That’s correct. A VPN does nothing at all for phone calls, SMSs etc. A VPN only deals with data that you send and receive on the internet, such as for email, web browsing, instant messaging services, VoIP.
To the more general question of whether VPN hides your location … you need to first answer “from whom?”.
A VPN most definitely hides your location from your peer on the internet e.g. a web server that you connect to. You can easily see that by visiting http://whatismyip.com and looking at the “Location:” information, firstly when you visit that web site without a VPN and secondly when you visit it with a VPN, particularly if you choose a VPN server (endpoint) that is in another country.
(However that experiment probably won’t work quite so well if you are using a cellular service to connect to the internet.
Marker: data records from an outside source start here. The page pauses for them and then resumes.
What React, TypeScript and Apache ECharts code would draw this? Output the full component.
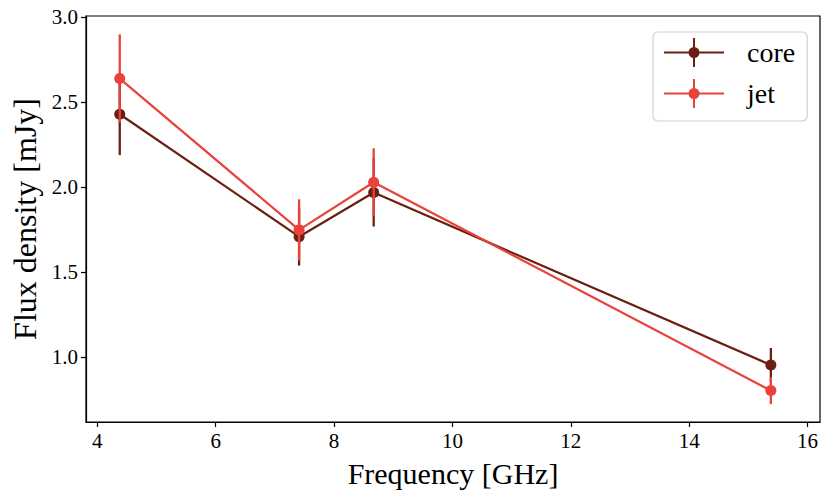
import React, { useEffect, useRef } from "react";
import * as echarts from "echarts";

const frequencies = [4.38, 7.41, 8.67, 15.38];
const coreFlux = [2.43, 1.71, 1.97, 0.955];
const coreErr = [0.24, 0.17, 0.2, 0.1];
const jetFlux = [2.64, 1.75, 2.03, 0.805];
const jetErr = [0.26, 0.18, 0.2, 0.08];
const xTicks = [4, 6, 8, 10, 12, 14, 16];
const yTicks = [1.0, 1.5, 2.0, 2.5, 3.0];
const seriesNames = ["core", "jet"];

const CORE = "#6a2010";
const JET = "#e8423a";
const FONT = "'Liberation Serif', 'DejaVu Serif', serif";

const legendIcon =
  "path://M0 13.5h60v2h-60Z M29 0h2v29h-2Z M35.5 14.5A5.5 5.5 0 1 1 24.5 14.5A5.5 5.5 0 1 1 35.5 14.5Z";

function errData(vals: number[], errs: number[]) {
  return frequencies.map((f, i) => [f, vals[i] - errs[i], vals[i] + errs[i]]);
}

function errSeries(name: string, vals: number[], errs: number[], color: string, z: number) {
  return {
    name,
    type: "custom",
    z,
    silent: true,
    encode: { x: 0, y: [1, 2] },
    data: errData(vals, errs),
    renderItem: (_params: any, api: any) => {
      const x = api.value(0);
      const p1 = api.coord([x, api.value(1)]);
      const p2 = api.coord([x, api.value(2)]);
      return {
        type: "line",
        shape: { x1: p1[0], y1: p1[1], x2: p2[0], y2: p2[1] },
        style: { stroke: color, lineWidth: 2.3 },
      };
    },
  };
}

function lineSeries(name: string, vals: number[], color: string, z: number) {
  return {
    name,
    type: "line",
    z,
    data: frequencies.map((f, i) => [f, vals[i]]),
    symbol: "circle",
    symbolSize: 11,
    showSymbol: true,
    lineStyle: { color, width: 2.2 },
    itemStyle: { color, borderWidth: 0 },
  };
}

export default function App() {
  const ref = useRef<HTMLDivElement>(null);
  useEffect(() => {
    if (!ref.current) return;
    const chart = echarts.init(ref.current, null, { renderer: "svg" });
    chart.setOption({
      animation: false,
      backgroundColor: "#ffffff",
      grid: {
        left: 86,
        right: 11,
        top: 16,
        bottom: 79,
        show: true,
        borderColor: "#000",
        borderWidth: 1.2,
        backgroundColor: "transparent",
      },
      legend: {
        data: seriesNames.map((n) => ({ name: n, icon: legendIcon })),
        orient: "vertical",
        left: 653,
        top: 32,
        itemWidth: 60,
        itemHeight: 29,
        itemGap: 12,
        padding: [6, 12, 13, 11],
        borderColor: "#d0d0d0",
        borderWidth: 1.2,
        borderRadius: 5,
        backgroundColor: "rgba(255,255,255,0.8)",
        itemStyle: { borderWidth: 0 },
        textStyle: {
          fontFamily: FONT,
          fontSize: 28,
          color: "#000",
          padding: [0, 0, 0, 18],
        },
      },
      xAxis: {
        type: "value",
        min: 3.81,
        max: 16.21,
        name: "Frequency [GHz]",
        nameLocation: "middle",
        nameGap: 36,
        nameTextStyle: { fontFamily: FONT, fontSize: 30, color: "#000" },
        axisLine: { show: true, lineStyle: { color: "#000", width: 1.2 } },
        axisTick: {
          show: true,
          length: 5,
          lineStyle: { color: "#000", width: 1.2 },
          customValues: xTicks,
        },
        axisLabel: {
          fontFamily: FONT,
          fontSize: 21,
          color: "#000",
          margin: 8,
          customValues: xTicks,
          formatter: (v: number) => String(v),
        },
        splitLine: { show: false },
      },
      yAxis: {
        type: "value",
        min: 0.62,
        max: 3.008,
        name: "Flux density [mJy]",
        nameLocation: "middle",
        nameGap: 45,
        nameTextStyle: { fontFamily: FONT, fontSize: 32, color: "#000" },
        axisLine: { show: true, lineStyle: { color: "#000", width: 1.2 } },
        axisTick: {
          show: true,
          length: 5,
          lineStyle: { color: "#000", width: 1.2 },
          customValues: yTicks,
        },
        axisLabel: {
          fontFamily: FONT,
          fontSize: 21,
          color: "#000",
          margin: 8,
          customValues: yTicks,
          formatter: (v: number) => v.toFixed(1),
        },
        splitLine: { show: false },
      },
      series: [
        errSeries("core err", coreFlux, coreErr, CORE, 2),
        lineSeries("core", coreFlux, CORE, 3),
        errSeries("jet err", jetFlux, jetErr, JET, 4),
        lineSeries("jet", jetFlux, JET, 5),
      ],
    });
    return () => chart.dispose();
  }, []);
  return (
    <div
      ref={ref}
      style={{ position: "fixed", left: 0, top: 0, width: 831, height: 501 }}
    />
  );
}
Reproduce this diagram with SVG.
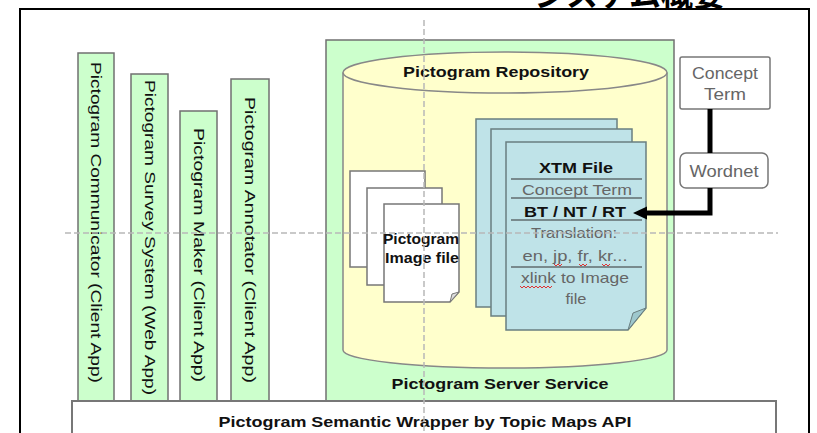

In my case, with my phone, I can get three different location answers depending on whether WiFi is off, so it is using the cellular network, or WiFi is on and not using a VPN, or using a VPN.)
If you are accessing the internet via a cellular service then a VPN most definitely does not hide your location from the cell tower, from the operator of the cellular service or from the government.
One way of looking at a VPN service, ignoring all the encryption angle, is that a VPN is like a relay. You are relaying all your internet traffic through the VPN server. That extra step puts extra ‘distance’ between you and the peer on the internet, making it more difficult for the peer to track you down but it certainly doesn’t make it impossible.
A VPN is not used solely to hide or obscure location. A VPN may also reduce the value of the extensive surveillance and logging that goes on over the internet i.e. improves your privacy. A VPN may also bypass any local restrictions (including geoblocking as Kyle mentions above but also any nuisance imposed by your own government).
Of course a VPN service is only as good as the trustworthiness of the operator of the VPN service.